> **Prompt**
Take the material and output all of it exactly.

> **Information supplied**
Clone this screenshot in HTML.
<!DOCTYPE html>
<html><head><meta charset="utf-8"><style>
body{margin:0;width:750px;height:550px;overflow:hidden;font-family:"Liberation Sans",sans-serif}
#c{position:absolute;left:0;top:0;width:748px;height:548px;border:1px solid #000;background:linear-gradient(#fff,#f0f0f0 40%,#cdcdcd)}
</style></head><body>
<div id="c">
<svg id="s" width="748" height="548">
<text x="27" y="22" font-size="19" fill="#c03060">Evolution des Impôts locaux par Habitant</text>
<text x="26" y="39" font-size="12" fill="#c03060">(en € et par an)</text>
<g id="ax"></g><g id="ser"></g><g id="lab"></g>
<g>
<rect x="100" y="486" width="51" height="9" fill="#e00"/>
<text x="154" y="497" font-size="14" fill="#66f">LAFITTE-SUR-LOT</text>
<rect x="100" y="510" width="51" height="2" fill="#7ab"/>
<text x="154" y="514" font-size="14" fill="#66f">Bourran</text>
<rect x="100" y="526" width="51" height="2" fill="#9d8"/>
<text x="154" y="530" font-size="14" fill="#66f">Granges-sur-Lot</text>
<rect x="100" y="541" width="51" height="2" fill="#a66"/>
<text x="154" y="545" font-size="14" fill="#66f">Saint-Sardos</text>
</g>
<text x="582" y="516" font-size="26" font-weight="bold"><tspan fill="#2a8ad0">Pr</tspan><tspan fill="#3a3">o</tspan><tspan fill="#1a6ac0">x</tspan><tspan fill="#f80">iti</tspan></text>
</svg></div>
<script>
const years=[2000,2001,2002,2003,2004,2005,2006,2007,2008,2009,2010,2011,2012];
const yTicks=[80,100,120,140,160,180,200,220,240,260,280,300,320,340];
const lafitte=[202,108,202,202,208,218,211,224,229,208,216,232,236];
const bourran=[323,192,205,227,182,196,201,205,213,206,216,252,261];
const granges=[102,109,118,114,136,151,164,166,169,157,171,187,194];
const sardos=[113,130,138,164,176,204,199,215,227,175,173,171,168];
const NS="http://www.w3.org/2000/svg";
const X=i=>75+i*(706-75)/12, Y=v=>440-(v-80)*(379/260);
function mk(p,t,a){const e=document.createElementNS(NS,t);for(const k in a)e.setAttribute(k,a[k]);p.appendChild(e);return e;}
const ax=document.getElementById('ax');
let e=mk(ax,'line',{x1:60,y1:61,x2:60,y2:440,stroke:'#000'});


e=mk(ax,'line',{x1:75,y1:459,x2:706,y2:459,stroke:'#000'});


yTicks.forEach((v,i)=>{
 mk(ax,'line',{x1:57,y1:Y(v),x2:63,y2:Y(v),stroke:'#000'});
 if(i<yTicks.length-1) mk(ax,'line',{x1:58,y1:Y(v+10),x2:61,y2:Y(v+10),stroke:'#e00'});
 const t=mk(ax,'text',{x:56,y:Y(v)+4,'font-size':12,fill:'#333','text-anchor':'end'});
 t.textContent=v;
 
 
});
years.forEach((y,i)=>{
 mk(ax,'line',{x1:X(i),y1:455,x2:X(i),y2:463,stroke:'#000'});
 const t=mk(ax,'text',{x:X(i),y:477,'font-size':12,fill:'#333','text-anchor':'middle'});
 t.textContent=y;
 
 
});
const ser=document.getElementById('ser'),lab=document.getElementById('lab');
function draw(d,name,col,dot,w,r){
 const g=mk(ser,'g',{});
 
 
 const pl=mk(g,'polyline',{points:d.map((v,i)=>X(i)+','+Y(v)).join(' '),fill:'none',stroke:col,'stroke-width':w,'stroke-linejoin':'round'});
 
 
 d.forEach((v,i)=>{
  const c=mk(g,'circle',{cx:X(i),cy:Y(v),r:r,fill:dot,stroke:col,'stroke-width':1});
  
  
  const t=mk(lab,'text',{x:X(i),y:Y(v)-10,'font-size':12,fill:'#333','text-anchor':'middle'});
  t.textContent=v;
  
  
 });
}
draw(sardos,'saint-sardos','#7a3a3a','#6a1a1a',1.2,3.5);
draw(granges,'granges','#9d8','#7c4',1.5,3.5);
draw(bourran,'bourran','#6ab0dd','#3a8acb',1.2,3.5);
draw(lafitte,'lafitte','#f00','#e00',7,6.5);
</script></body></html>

> **Completed exercise**
Clone this screenshot in HTML.
<!DOCTYPE html>
<html><head><meta charset="utf-8"><style>
body{margin:0;width:750px;height:550px;overflow:hidden;font-family:"Liberation Sans",sans-serif}
#c{position:absolute;left:0;top:0;width:748px;height:548px;border:1px solid #000;background:linear-gradient(#fff,#f0f0f0 40%,#cdcdcd)}
</style></head><body>
<div id="c">
<svg id="s" width="748" height="548">
<text x="27" y="22" font-size="19" fill="#c03060">Evolution des Impôts locaux par Habitant</text>
<text x="26" y="39" font-size="12" fill="#c03060">(en € et par an)</text>
<g id="ax"></g><g id="ser"></g><g id="lab"></g>
<g>
<rect x="100" y="486" width="51" height="9" fill="#e00"/>
<text x="154" y="497" font-size="14" fill="#66f">LAFITTE-SUR-LOT</text>
<rect x="100" y="510" width="51" height="2" fill="#7ab"/>
<text x="154" y="514" font-size="14" fill="#66f">Bourran</text>
<rect x="100" y="526" width="51" height="2" fill="#9d8"/>
<text x="154" y="530" font-size="14" fill="#66f">Granges-sur-Lot</text>
<rect x="100" y="541" width="51" height="2" fill="#a66"/>
<text x="154" y="545" font-size="14" fill="#66f">Saint-Sardos</text>
</g>
<text x="582" y="516" font-size="26" font-weight="bold"><tspan fill="#2a8ad0">Pr</tspan><tspan fill="#3a3">o</tspan><tspan fill="#1a6ac0">x</tspan><tspan fill="#f80">iti</tspan></text>
</svg></div>
<script>
const years=[2000,2001,2002,2003,2004,2005,2006,2007,2008,2009,2010,2011,2012];
const yTicks=[80,100,120,140,160,180,200,220,240,260,280,300,320,340];
const lafitte=[202,108,202,202,208,218,211,224,229,208,216,232,236];
const bourran=[323,192,205,227,182,196,201,205,213,206,216,252,261];
const granges=[102,109,118,114,136,151,164,166,169,157,171,187,194];
const sardos=[113,130,138,164,176,204,199,215,227,175,173,171,168];
const NS="http://www.w3.org/2000/svg";
const X=i=>75+i*(706-75)/12, Y=v=>440-(v-80)*(379/260);
function mk(p,t,a){const e=document.createElementNS(NS,t);for(const k in a)e.setAttribute(k,a[k]);p.appendChild(e);return e;}
const ax=document.getElementById('ax');
let e=mk(ax,'line',{x1:60,y1:61,x2:60,y2:440,stroke:'#000'});


e=mk(ax,'line',{x1:75,y1:459,x2:706,y2:459,stroke:'#000'});


yTicks.forEach((v,i)=>{
 mk(ax,'line',{x1:57,y1:Y(v),x2:63,y2:Y(v),stroke:'#000'});
 if(i<yTicks.length-1) mk(ax,'line',{x1:58,y1:Y(v+10),x2:61,y2:Y(v+10),stroke:'#e00'});
 const t=mk(ax,'text',{x:56,y:Y(v)+4,'font-size':12,fill:'#333','text-anchor':'end'});
 t.textContent=v;
 
 
});
years.forEach((y,i)=>{
 mk(ax,'line',{x1:X(i),y1:455,x2:X(i),y2:463,stroke:'#000'});
 const t=mk(ax,'text',{x:X(i),y:477,'font-size':12,fill:'#333','text-anchor':'middle'});
 t.textContent=y;
 
 
});
const ser=document.getElementById('ser'),lab=document.getElementById('lab');
function draw(d,name,col,dot,w,r){
 const g=mk(ser,'g',{});
 
 
 const pl=mk(g,'polyline',{points:d.map((v,i)=>X(i)+','+Y(v)).join(' '),fill:'none',stroke:col,'stroke-width':w,'stroke-linejoin':'round'});
 
 
 d.forEach((v,i)=>{
  const c=mk(g,'circle',{cx:X(i),cy:Y(v),r:r,fill:dot,stroke:col,'stroke-width':1});
  
  
  const t=mk(lab,'text',{x:X(i),y:Y(v)-10,'font-size':12,fill:'#333','text-anchor':'middle'});
  t.textContent=v;
  
  
 });
}
draw(sardos,'saint-sardos','#7a3a3a','#6a1a1a',1.2,3.5);
draw(granges,'granges','#9d8','#7c4',1.5,3.5);
draw(bourran,'bourran','#6ab0dd','#3a8acb',1.2,3.5);
draw(lafitte,'lafitte','#f00','#e00',7,6.5);
</script></body></html>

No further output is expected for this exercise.